I have been fortunate enough to travel to China three times, and each was different but exciting and educational. The first time I traveled with a Toronto-based organization, ALPHA (The Association for the Learning and Preserving of the History of Asia in the Second World War). We learned about Chinese ‘comfort women,’ the horrendous ‘rape of Nanking,’ and other atrocities committed by the Japanese against the Chinese during World War Two. The second time was probably the most popular river cruise available in China, on the Yangtze River. The last, and most recent, was a visit to Shanghai with its huge population, bustling nightlife, abundance of stores, and incredibly fast trains.


Because China is so very different, it is useful, if not essential, to come prepared and armed with some valuable tips. These now follow, in no particular order.


First, always do your research prior to going to China. What is it what you want to see, how much do you want to pay, how long do you want to be in China, etc. All these questions, and others, can be answered by spending a few hours in front of your computer and/or going to a travel agency. Related to this suggestion, I would also strongly recommend that you take advantage of add-on’s that are offered. This is a once-in-a-lifetime experience, so maximize it by selecting what are the best additional tours that are offered. And I again strongly recommend that you ‘add those ‘add’on’s prior to departure – much easier and convenient that way rather than trying to add them in China and having to deplete your cash supply.


Second, I would suggest that you always bargain with merchants in China. That is particularly the case in markets. There, be prepared to walk away from any proposed ‘deal.’ Guaranteed that the merchant will come down and come after you. Never accept the opening price. Make your first offer VERY low and then bargain from there. In major department stores, this strategy probably will not work.  


While in China, because it is so very different coupled with the fact that the language is a barrier, I would suggest as a third tip to always stay with the group. Not only will you not get lost – something easily done in China – but you will not only increase your safety and comfort, but also your enjoyment. 

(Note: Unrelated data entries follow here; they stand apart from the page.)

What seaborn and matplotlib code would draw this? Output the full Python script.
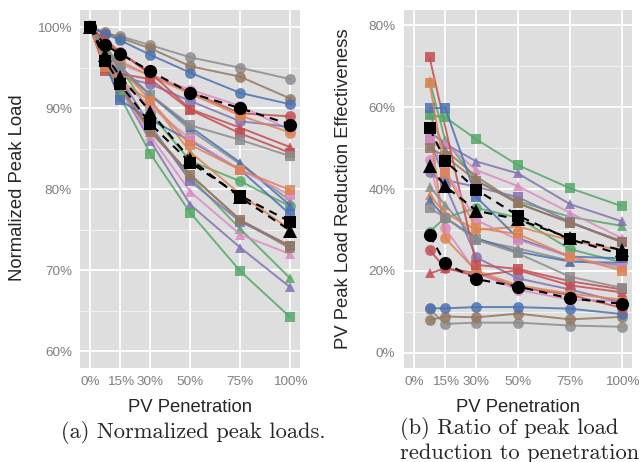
import matplotlib
matplotlib.use("Agg")
import matplotlib.pyplot as plt
import numpy as np
import pandas as pd
import seaborn as sns

# ---------------- data ----------------
pen_left = [0, 7.5, 15, 30, 50, 75, 100]
pen_right = [7.5, 15, 30, 50, 75, 100]
xtick_pos = [0, 15, 30, 50, 75, 100]
xtick_labels = ["0%", "15%", "30%", "50%", "75%", "100%"]
ytick_left = [60, 70, 80, 90, 100]
ytick_right = [0, 20, 40, 60, 80]

# normalized peak load (%) at pen_left
norm_gray_o   = [100, 99.2, 98.9, 97.8, 96.3, 95.0, 93.6]
norm_brown_o  = [100, 99.4, 98.7, 97.4, 95.2, 93.9, 91.2]
norm_blue_o   = [100, 99.2, 98.4, 96.6, 94.4, 91.9, 90.5]
norm_red_o    = [100, 98.1, 96.9, 94.2, 92.0, 89.4, 89.0]
norm_pink_o   = [100, 96.5, 95.4, 94.1, 92.3, 90.3, 87.3]
norm_purple_o = [100, 96.7, 93.9, 93.0, 90.9, 88.4, 87.7]
norm_green_o  = [100, 97.8, 95.1, 89.4, 83.5, 81.0, 77.9]
norm_orange_o = [100, 95.9, 95.8, 94.0, 91.8, 89.1, 87.0]
norm_gray_t   = [100, 97.0, 94.6, 91.7, 87.3, 83.1, 78.6]
norm_orange_t = [100, 97.1, 94.9, 91.0, 84.6, 79.4, 75.0]
norm_green_t  = [100, 95.0, 92.2, 87.4, 81.5, 75.1, 69.0]
norm_red_t    = [100, 98.5, 96.9, 94.4, 89.9, 87.6, 85.2]
norm_blue_t   = [100, 97.2, 95.1, 91.6, 87.7, 83.3, 78.0]
norm_purple_t = [100, 96.0, 92.4, 86.0, 78.1, 72.8, 67.9]
norm_pink_t   = [100, 96.2, 92.3, 86.6, 79.7, 74.4, 72.0]
norm_brown_t  = [100, 95.6, 92.6, 87.1, 81.8, 76.2, 72.7]
norm_red_s    = [100, 94.6, np.nan, 93.6, 89.8, 86.9, 84.5]
norm_green_s  = [100, 95.7, 91.4, 84.4, 77.1, 69.9, 64.2]
norm_blue_s   = [100, 95.5, 91.0, 88.6, 86.0, 82.4, 76.9]
norm_purple_s = [100, 96.1, 93.7, 87.9, 81.0, 76.0, 73.0]
norm_pink_s   = [100, 96.1, 93.3, 90.3, 86.2, 82.4, 79.3]
norm_brown_s  = [100, 96.3, 92.8, 87.4, 81.8, 76.2, 73.0]
norm_gray_s   = [100, 97.4, 95.1, 91.7, 87.9, 86.1, 84.1]
norm_orange_s = [100, 95.1, 93.4, 90.9, 85.5, 82.4, 79.9]
norm_mean_o   = [100, 97.8, 96.7, 94.6, 91.9, 90.0, 88.0]
norm_mean_t   = [100, 96.6, 93.9, 89.6, 83.7, 79.0, 74.9]
norm_mean_s   = [100, 95.9, 93.0, 88.1, 83.3, 79.2, 76.0]

# peak load reduction effectiveness (%) at pen_right
eff_gray_o   = [10.7, 7.1, 7.4, 7.4, 6.7, 6.4]
eff_brown_o  = [8.0, 8.9, 8.7, 9.6, 8.2, 8.8]
eff_blue_o   = [10.9, 10.9, 11.2, 11.2, 10.8, 9.5]
eff_red_o    = [25.1, 20.7, 19.5, 16.0, 14.2, 11.0]
eff_pink_o   = [47.0, 30.4, 19.6, 15.4, 13.0, 12.7]
eff_purple_o = [44.2, 41.0, 23.3, 18.2, 15.5, 12.3]
eff_green_o  = [29.6, 33.0, 35.4, 33.0, 25.3, 22.1]
eff_orange_o = [55.0, 28.0, 20.0, 16.5, 14.5, 13.0]
eff_gray_t   = [40.6, 36.1, 27.6, 25.5, 22.5, 21.4]
eff_orange_t = [38.5, 34.1, 30.0, 30.8, 27.5, 25.0]
eff_green_t  = [66.4, 52.0, 42.0, 37.0, 33.2, 31.0]
eff_red_t    = [19.4, 20.7, 18.8, 20.2, 16.5, 14.8]
eff_blue_t   = [37.3, 33.0, 28.0, 24.7, 22.3, 22.0]
eff_purple_t = [54.0, 51.0, 46.7, 43.8, 36.3, 32.1]
eff_pink_t   = [50.5, 51.1, 44.6, 40.7, 34.2, 28.0]
eff_brown_t  = [58.3, 49.5, 43.0, 36.5, 31.8, 27.3]
eff_red_s    = [72.1, np.nan, 21.5, 20.5, 17.5, 15.5]
eff_green_s  = [58.0, 57.5, 52.1, 45.8, 40.2, 35.8]
eff_blue_s   = [59.7, 59.8, 38.0, 28.0, 23.5, 23.1]
eff_purple_s = [52.0, 42.2, 40.5, 38.0, 32.0, 27.0]
eff_pink_s   = [52.2, 44.5, 32.4, 27.6, 23.5, 20.7]
eff_brown_s  = [50.0, 48.0, 42.0, 36.5, 31.8, 27.0]
eff_gray_s   = [35.4, 33.0, 27.6, 24.3, 18.6, 15.9]
eff_orange_s = [65.8, 44.0, 30.5, 29.0, 23.5, 20.1]
eff_mean_o   = [28.8, 21.9, 18.0, 16.2, 13.3, 12.0]
eff_mean_t   = [45.6, 40.7, 34.7, 32.6, 28.0, 25.1]
eff_mean_s   = [54.8, 46.9, 39.8, 33.5, 27.7, 24.0]

colors = {
    "blue": "#4C72B0", "orange": "#DD8452", "green": "#55A868", "red": "#C44E52",
    "purple": "#8172B3", "brown": "#937860", "pink": "#DA8BC3", "gray": "#8C8C8C",
    "mean": "#000000",
}

series = [
    ("gray", "o", norm_gray_o, eff_gray_o), ("brown", "o", norm_brown_o, eff_brown_o),
    ("blue", "o", norm_blue_o, eff_blue_o), ("red", "o", norm_red_o, eff_red_o),
    ("pink", "o", norm_pink_o, eff_pink_o), ("purple", "o", norm_purple_o, eff_purple_o),
    ("green", "o", norm_green_o, eff_green_o), ("orange", "o", norm_orange_o, eff_orange_o),
    ("gray", "^", norm_gray_t, eff_gray_t), ("orange", "^", norm_orange_t, eff_orange_t),
    ("green", "^", norm_green_t, eff_green_t), ("red", "^", norm_red_t, eff_red_t),
    ("blue", "^", norm_blue_t, eff_blue_t), ("purple", "^", norm_purple_t, eff_purple_t),
    ("pink", "^", norm_pink_t, eff_pink_t), ("brown", "^", norm_brown_t, eff_brown_t),
    ("red", "s", norm_red_s, eff_red_s), ("green", "s", norm_green_s, eff_green_s),
    ("blue", "s", norm_blue_s, eff_blue_s), ("purple", "s", norm_purple_s, eff_purple_s),
    ("pink", "s", norm_pink_s, eff_pink_s), ("brown", "s", norm_brown_s, eff_brown_s),
    ("gray", "s", norm_gray_s, eff_gray_s), ("orange", "s", norm_orange_s, eff_orange_s),
]
means = [("mean", "o", norm_mean_o, eff_mean_o), ("mean", "^", norm_mean_t, eff_mean_t),
         ("mean", "s", norm_mean_s, eff_mean_s)]

def long_table(items, which):
    rows = []
    for i, (c, m, nrm, eff) in enumerate(items):
        xs, ys = (pen_left, nrm) if which == "norm" else (pen_right, eff)
        for x, y in zip(xs, ys):
            if not np.isnan(y):
                rows.append({"sid": f"{c}{m}{i}", "color": c, "marker": m, "pen": x, "val": y})
    return pd.DataFrame(rows)

# ---------------- figure ----------------
sns.set_style("white")
plt.rcParams["font.family"] = ["Liberation Sans", "DejaVu Sans"]
W, H = 641, 462
fig = plt.figure(figsize=(W / 100, H / 100), dpi=100)

def px_axes(x0, x1, y0, y1):
    return fig.add_axes([x0 / W, 1 - y1 / H, (x1 - x0) / W, (y1 - y0) / H])

ax1 = px_axes(80.3, 300.3, 10, 368)
ax2 = px_axes(403.6, 632.4, 10, 368)

def draw(ax, which):
    df = long_table(series, which)
    for sid, g in df.groupby("sid", sort=False):
        m = g["marker"].iloc[0]
        sns.lineplot(data=g, x="pen", y="val", ax=ax, color=colors[g["color"].iloc[0]],
                     marker=m, markersize=7.8 if m != "s" else 7.0,
                     markeredgewidth=0, linewidth=1.4, alpha=0.85, sort=False,
                     estimator=None, legend=False, zorder=3)
    dfm = long_table(means, which)
    for sid, g in dfm.groupby("sid", sort=False):
        m = g["marker"].iloc[0]
        sns.lineplot(data=g, x="pen", y="val", ax=ax, color="black",
                     marker=m, markersize=9.5 if m != "s" else 8.5,
                     markeredgewidth=0, linewidth=1.5, linestyle=(0, (4, 3)), sort=False,
                     estimator=None, legend=False, zorder=4)

draw(ax1, "norm")
draw(ax2, "eff")

def style(ax, yticks, ylim, minor):
    ax.set_facecolor("#DEDEDE")
    ax.set_xlim(-5, 105)
    ax.set_ylim(*ylim)
    ax.set_xticks(xtick_pos)
    ax.set_xticklabels(xtick_labels)
    ax.set_yticks(yticks)
    ax.set_yticklabels([f"{v}%" for v in yticks])
    ax.set_yticks(minor, minor=True)
    ax.grid(True, which="major", color="white", linewidth=1.3, zorder=0)
    ax.grid(True, which="minor", axis="y", color="#F2F2F2", linewidth=0.7, zorder=0)
    ax.set_axisbelow(True)
    for s in ax.spines.values():
        s.set_visible(False)
    ax.tick_params(axis="both", which="major", direction="out", length=3.5, width=0.9,
                   color="#7F7F7F", labelcolor="#7F7F7F", labelsize=9.7, pad=2.5)
    ax.tick_params(axis="y", which="minor", length=0)
    ax.set_xlabel("")
    ax.set_ylabel("")

style(ax1, ytick_left, (57.94, 102.14), [65, 75, 85, 95])
style(ax2, ytick_right, (-3.66, 83.66), [10, 30, 50, 70])

fig.text(18 / W, 1 - 188 / H, "Normalized Peak Load", rotation=90, ha="center", va="center", fontsize=13.3)
fig.text(343 / W, 1 - 189 / H, "PV Peak Load Reduction Effectiveness", rotation=90, ha="center", va="center", fontsize=13.3)
fig.text(190 / W, 1 - 407 / H, "PV Penetration", ha="center", va="center", fontsize=13.3)
fig.text(518 / W, 1 - 407 / H, "PV Penetration", ha="center", va="center", fontsize=13.3)

fig.text(193 / W, 1 - 432 / H, "(a) Normalized peak loads.", ha="center", va="center",
         fontsize=16.2, family="cmr10")
fig.text(400 / W, 1 - 428 / H, "(b) Ratio of peak load", ha="left", va="center",
         fontsize=16.2, family="cmr10")
fig.text(400 / W, 1 - 453 / H, "reduction to penetration", ha="left", va="center",
         fontsize=16.2, family="cmr10")

fig.savefig("out.png", dpi=100)
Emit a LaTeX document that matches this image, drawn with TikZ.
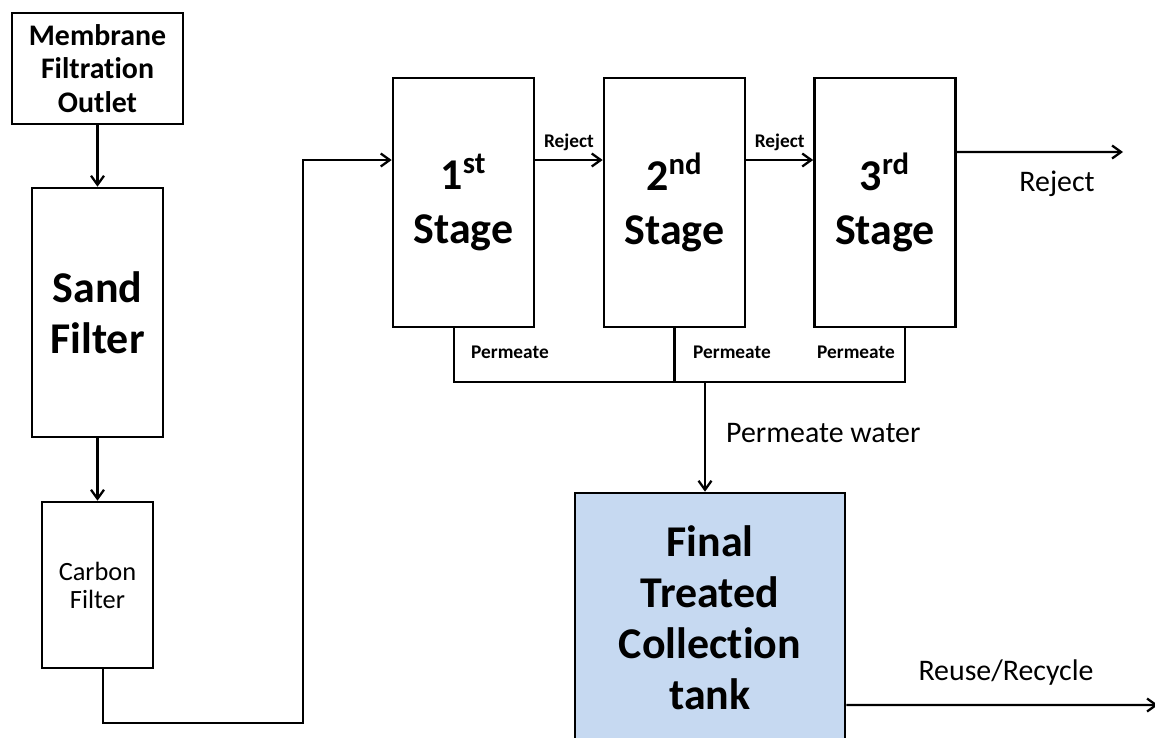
\documentclass[tikz,border=0pt]{standalone}
\usepackage{fontspec}
\setmainfont{Carlito}[Ligatures=NoCommon]
\usetikzlibrary{arrows.meta, positioning}
\definecolor{cInk}{HTML}{000000}
\definecolor{cTank}{HTML}{C6D9F1}
\tikzset{
  unit/.style={rectangle, draw=cInk, line width=1.5pt, align=center, text=cInk, inner sep=2pt},
  pre/.style={unit, font=\bfseries\fontsize{17}{19}\selectfont, minimum width=3.42cm, minimum height=2.22cm},
  filt/.style={unit, font=\bfseries\fontsize{25}{29}\selectfont, minimum width=2.62cm, minimum height=4.98cm},
  cfilt/.style={unit, font=\fontsize{15}{16}\selectfont, minimum width=2.22cm, minimum height=3.32cm},
  stg/.style={unit, font=\bfseries\fontsize{25}{31}\selectfont, minimum width=2.82cm, minimum height=4.98cm},
  tank/.style={unit, fill=cTank, font=\bfseries\fontsize{25}{29}\selectfont, minimum width=5.4cm, minimum height=5.0cm},
  flow/.style={-{Straight Barb[length=1.8mm, width=2.6mm]}, line width=1.3pt, draw=cInk},
  pipe/.style={line width=1.3pt, draw=cInk},
  small/.style={font=\bfseries\fontsize{11}{12}\selectfont, text=cInk},
  lab/.style={font=\fontsize{17}{19}\selectfont, text=cInk},
}

\begin{document}
\begin{tikzpicture}
  \useasboundingbox (0,0) rectangle (23.1,-14.74);

  % ---- pre-treatment column
  \node[pre]   (outlet) at (1.95,-1.37)  {Membrane\\ Filtration\\ Outlet};
  \node[filt]  (sand)   at (1.95,-6.25)  {Sand\\ Filter};
  \node[cfilt] (carbon) at (1.95,-11.70) {Carbon\\ Filter};
  \draw[flow] (outlet) -- (sand);
  \draw[flow] (sand) -- (carbon);

  % ---- RO stages
  \node[stg] (st1) at (9.27,-4.05)  {1\textsuperscript{st}\\ Stage};
  \node[stg] (st2) at (13.49,-4.05) {2\textsuperscript{nd}\\ Stage};
  \node[stg] (st3) at (17.70,-4.05) {3\textsuperscript{rd}\\ Stage};

  \coordinate (loopb) at (6.06,-14.46);
  \draw[flow] ([xshift=0.11cm]carbon.south) |- (loopb) |- ([yshift=0.85cm]st1.west);

  \draw[flow] ([yshift=0.85cm]st1.east) -- ([yshift=0.85cm]st2.west)
    node[small, midway, above=0.5mm] {Reject};
  \draw[flow] ([yshift=0.85cm]st2.east) -- ([yshift=0.85cm]st3.west)
    node[small, midway, above=0.5mm] {Reject};
  \coordinate (rejout) at (22.46,-3.04);
  \draw[flow] ([yshift=1.01cm]st3.east) -- (rejout);
  \node[lab] at (21.14,-3.68) {Reject};

  % ---- permeate collector
  \coordinate (coll) at (14.10,-7.64);
  \draw[pipe] ([xshift=-0.19cm]st1.south) |- ([xshift=0.4cm]st3.south |- coll) -- ([xshift=0.4cm]st3.south);
  \draw[pipe] (st2.south) -- (st2.south |- coll);
  \node[small, anchor=west] at (9.30,-7.04)  {Permeate};
  \node[small, anchor=west] at (13.74,-7.04) {Permeate};
  \node[small, anchor=east] at (18.02,-7.04) {Permeate};

  % ---- collection tank
  \node[tank] (tank) at (14.2,-12.36) {Final\\ Treated\\ Collection\\ tank};
  \draw[flow] (coll) -- (coll |- tank.north);
  \node[lab, anchor=west] at (14.40,-8.66) {Permeate water};

  \coordinate (reuse) at (23.16,-14.1);
  \draw[flow] ([yshift=-1.74cm]tank.east) -- (reuse);
  \node[lab] at (20.12,-13.46) {Reuse/Recycle};
\end{tikzpicture}
\end{document}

Speaking of language, that brings me to my fourth tip. Try to master a few basic terms. The Chinese will love the fact that you are at least making an effort. Here are some of the most basic words and phrases that will come in handy. (in simplified Mandarin):  please (qing), thank you (xie xie), how much is it? (ta duo shaoqian), where is? (zai na li), and hello/good day (ni hao). Trust me, you will get a great deal of mileage out of these few simple phrases, even if your pronunciation leave something to be desired.


My final tip would be to set yourself up for success. How can you do that? One way is by going to China with the proper attitude. Do not expect things to be like ‘back home.’ They’re going to be VERY different. Accept that and be flexible and learn and enjoy in the process. Be adventuresome – eat native and do not go into Starbucks or McDonalds. You can also accomplish that by doing the research prior to departure mentioned above. Further, be curious – ask lots of questions, especially, obviously, of people who have been to China.


You’re going to have a wonderful time in China. After all, you picked it – and it’s got a lot going for it! Follow these five tips above and that wonderful time will be transformed into a phenomenal time, truly a once-in-a-lifetime experience.